At the heart of every artist is the drive and desire to create and to connect. Different artists do it in different media, and those who cross the boundaries to understand how different types of art bleed into each other have a wisdom that leads to work that can be richly resonant. Karel Barnoski’s latest effort, ‘Surrounded By Light’ is a prime example of an artist who focuses on a single instrument – in this case the piano – which somehow becomes a vessel for mapping out a tapestry of emotion.

Beginning with the bright, hopeful ‘Rise’, a little preamble to the proceedings, ‘Surrounded By Light’ locates Barnoski where he feels most alive: painting with the piano, coloring with the chords, and shading with the surety of his nimble fingers across the keys. The title track eases things into contemplative motion, slowing and distilling the proceedings to a wistful, almost bluesy territory – the place where music transforms into feelings, becoming more than the sum of the sound, and landing in a glorious mix of emotions – that precise moment before an abstract painting becomes a mess, stopping just short of that at the place of brilliance. Barnoski clips his songs at just the right ripe moment – a sign of maturity and genius in an all-too-often overwrought and overextended world.

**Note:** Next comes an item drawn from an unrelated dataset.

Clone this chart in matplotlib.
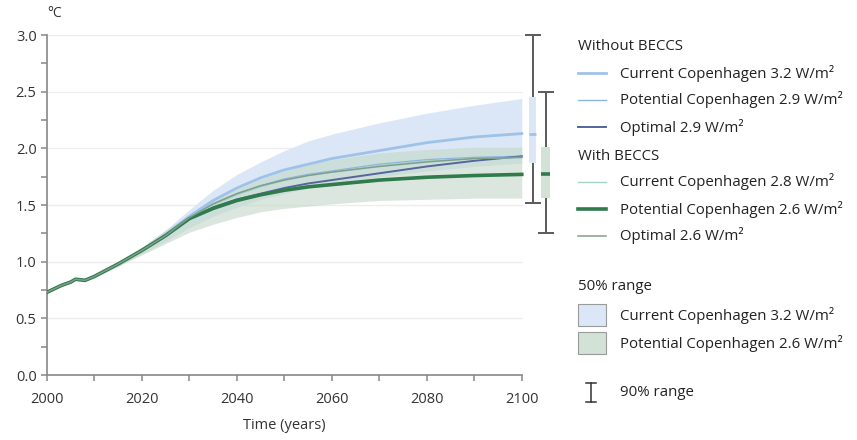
import matplotlib
matplotlib.use('Agg')
import matplotlib.pyplot as plt
from matplotlib.patches import Rectangle

plt.rcParams['font.family'] = ['Open Sans', 'DejaVu Sans']

# shared historical part and the scenario curves (deg C)
years = [2000, 2003, 2005, 2006, 2008, 2010, 2015, 2020, 2025, 2030, 2035,
         2040, 2045, 2050, 2055, 2060, 2070, 2080, 2090, 2100]
hist = [0.73, 0.79, 0.82, 0.845, 0.835, 0.87, 0.98, 1.10]

cur_32 = hist + [1.24, 1.40, 1.54, 1.65, 1.74, 1.81, 1.86, 1.91, 1.98, 2.05, 2.10, 2.13]
pot_29 = hist + [1.23, 1.39, 1.51, 1.60, 1.67, 1.73, 1.77, 1.80, 1.86, 1.90, 1.92, 1.93]
opt_29 = hist + [1.23, 1.38, 1.48, 1.55, 1.60, 1.65, 1.69, 1.72, 1.78, 1.84, 1.89, 1.93]
cur_28 = hist + [1.23, 1.39, 1.50, 1.59, 1.66, 1.72, 1.76, 1.79, 1.85, 1.89, 1.91, 1.92]
pot_26 = hist + [1.23, 1.38, 1.47, 1.54, 1.59, 1.63, 1.66, 1.68, 1.72, 1.745, 1.76, 1.77]
opt_26 = hist + [1.23, 1.39, 1.51, 1.60, 1.67, 1.72, 1.76, 1.79, 1.84, 1.88, 1.91, 1.92]

# 50% ranges
blue_hi = [0.73, 0.79, 0.82, 0.845, 0.84, 0.88, 0.99, 1.12, 1.28, 1.46, 1.63,
           1.77, 1.88, 1.98, 2.065, 2.125, 2.225, 2.31, 2.38, 2.44]
blue_lo = [0.73, 0.79, 0.82, 0.845, 0.83, 0.86, 0.96, 1.07, 1.18, 1.30, 1.40,
           1.48, 1.55, 1.60, 1.65, 1.69, 1.75, 1.80, 1.84, 1.87]
green_hi = [0.73, 0.79, 0.82, 0.845, 0.84, 0.88, 1.00, 1.13, 1.28, 1.42, 1.54,
            1.64, 1.73, 1.80, 1.86, 1.90, 1.96, 1.99, 2.01, 2.01]
green_lo = [0.73, 0.79, 0.82, 0.845, 0.83, 0.86, 0.96, 1.06, 1.16, 1.26, 1.33,
            1.39, 1.44, 1.47, 1.49, 1.51, 1.54, 1.55, 1.56, 1.56]

# ranges in 2100 drawn to the right of the plot
range_x = [2102.3, 2105.0]
range90_lo = [1.52, 1.25]
range90_hi = [3.00, 2.50]
range50_lo = [1.87, 1.56]
range50_hi = [2.45, 2.01]
range_med = [2.13, 1.77]

BLUE_FILL = '#dbe7f7'
GREEN_FILL = '#c3d8c8'
GREY = '#5a5a5a'

lines = [
    ('Current Copenhagen 3.2 W/m²', cur_32, '#9fc2e8', 2.0),
    ('Potential Copenhagen 2.9 W/m²', pot_29, '#8db3e2', 1.0),
    ('Optimal 2.9 W/m²', opt_29, '#55669a', 1.4),
    ('Current Copenhagen 2.8 W/m²', cur_28, '#a8d2c8', 1.0),
    ('Potential Copenhagen 2.6 W/m²', pot_26, '#2f7b4c', 2.6),
    ('Optimal 2.6 W/m²', opt_26, '#7e9f8a', 1.1),
]

fig = plt.figure(figsize=(8.57, 4.40), dpi=100)
ax = fig.add_axes([47 / 857, 1 - 375 / 440, (555 - 47) / 857, 340 / 440])

ax.fill_between(years, blue_lo, blue_hi, color=BLUE_FILL, lw=0, zorder=1)
ax.fill_between(years, green_lo, green_hi, color=GREEN_FILL, alpha=0.6, lw=0, zorder=2)
for label, vals, col, lw in lines:
    ax.plot(years, vals, color=col, lw=lw, zorder=3)

# 90% and 50% ranges
ax.errorbar(range_x, [(a + b) / 2 for a, b in zip(range90_lo, range90_hi)],
            yerr=[(b - a) / 2 for a, b in zip(range90_lo, range90_hi)],
            fmt='none', ecolor=GREY, elinewidth=1.4, capsize=5.5, capthick=1.4,
            clip_on=False, zorder=4)
ax.bar(range_x, [h - l for l, h in zip(range50_lo, range50_hi)], bottom=range50_lo,
       width=[1.5, 1.9], color=[BLUE_FILL, '#d3e2d6'], lw=0, zorder=5)
ax.hlines(range_med[0], range_x[0] - 0.75, range_x[0] + 0.75, color='#9fc2e8', lw=2, zorder=6)
ax.hlines(range_med[1], range_x[1] - 0.95, range_x[1] + 0.95, color='#2f7b4c', lw=2.6, zorder=6)

ax.hlines([0.5, 1.0, 1.5, 2.0, 2.5, 3.0], 2000, 2100, color='#ededed', lw=1, zorder=0)

ax.set_xlim(2000, 2107)
ax.set_ylim(0, 3.0)
for s in ['top', 'right']:
    ax.spines[s].set_visible(False)
for s in ['left', 'bottom']:
    ax.spines[s].set_color('#888888')
    ax.spines[s].set_linewidth(1.2)
ax.spines['bottom'].set_bounds(2000, 2100)
ax.set_xticks(range(2000, 2101, 20))
ax.set_xticks(range(2010, 2100, 20), minor=True)
ax.set_yticks([0, 0.5, 1.0, 1.5, 2.0, 2.5, 3.0])
ax.set_yticklabels(['0.0', '0.5', '1.0', '1.5', '2.0', '2.5', '3.0'])
ax.set_yticks([0.25, 0.75, 1.25, 1.75, 2.25, 2.75], minor=True)
ax.tick_params(which='both', direction='out', color='#888888', length=4, width=1.1,
               labelsize=10.5, labelcolor='#333333')
ax.tick_params(axis='x', pad=8)
ax.set_xlabel('Time (years)', fontsize=10.5, color='#333333')
ax.xaxis.set_label_coords(50 / 107, -0.125)
ax.text(0.0, 1.04, '°C', transform=ax.transAxes, fontsize=10, color='#333333',
        ha='left', va='bottom')

# legend drawn in pixel coordinates
lg = fig.add_axes([0, 0, 1, 1], facecolor='none')
lg.set_xlim(0, 857)
lg.set_ylim(440, 0)
lg.axis('off')
txt = dict(fontsize=10.8, color='#222222', va='center')
lg.text(578, 46, 'Without BECCS', **txt)
lg.text(578, 156, 'With BECCS', **txt)
rows = [73, 100, 127, 182, 209, 236]
for (label, vals, col, lw), y in zip(lines, rows):
    lg.plot([578, 606], [y, y], color=col, lw=lw)
    lg.text(620, y, label, **txt)
lg.text(578, 286, '50% range', **txt)
for y, col, label in [(315, BLUE_FILL, 'Current Copenhagen 3.2 W/m²'),
                      (343, '#d3e2d6', 'Potential Copenhagen 2.6 W/m²')]:
    lg.add_patch(Rectangle((578, y - 11), 28, 22, facecolor=col, edgecolor='#9a9a9a', lw=0.8))
    lg.text(620, y, label, **txt)
lg.plot([591, 591], [383, 402], color='#333333', lw=1.1)
lg.plot([586, 596], [383, 383], color='#333333', lw=1.1)
lg.plot([586, 596], [402, 402], color='#333333', lw=1.1)
lg.text(620, 393, '90% range', **txt)

fig.savefig('out.png', dpi=100)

Knowing when to pause and invoke silence is the unappreciated secret to so much of music, evidenced by ‘Grace’, where the space in-between the notes holds the exquisite tension and anticipation of promised release and elegant resolution. Another secret to great music is allowing the listener to make their own journey, leaving enough room in the songs and their titles to allow multiple readings to shade every experience differently. ‘Message’ might be a missive, a rumination, or a warning; ‘Drift’ could be a trip, a wave, a wind, or a loss. 

Barnoski’s music evokes colors and light, shadows and shimmer, drawing a soundscape with strokes of sound that lift and bounce along as they do in ‘Held’ or undulate wildly and wonderfully as in ‘Sway’, each finding a way to sonically craft a world rich in texture and possibility. 

When an artist so deftly creates music that merges and demands the conjuring of mental images, it creates a connection with the listener that pierces the heart in a way that a stand-alone image or song, taken on their own, can never quite achieve. ‘Surrounded By Light’ is that sort of music – it asks nothing from us other than to be heard – it is the plea and unanswered prayer of the artist – and the beauty of that, in the generosity of spirit and shared experience, is what touches me most here. It defies explanation and description – it can only be felt, as in the magical waves of ‘Mystic’ and the closing contemplative elegy of ‘Complete’. 

I used to think that artists felt things differently from other people, that they somehow had access to deeper parts of the soul that the rest of us could never understand. As I listen to a song like ‘Self’ I’m no longer so certain we can separate and categorize people in such broad strokes – what I do know is that there are some works of art that speak to people in a universal way; they touch and tug at the heart because they evoke something primal at the core of being human.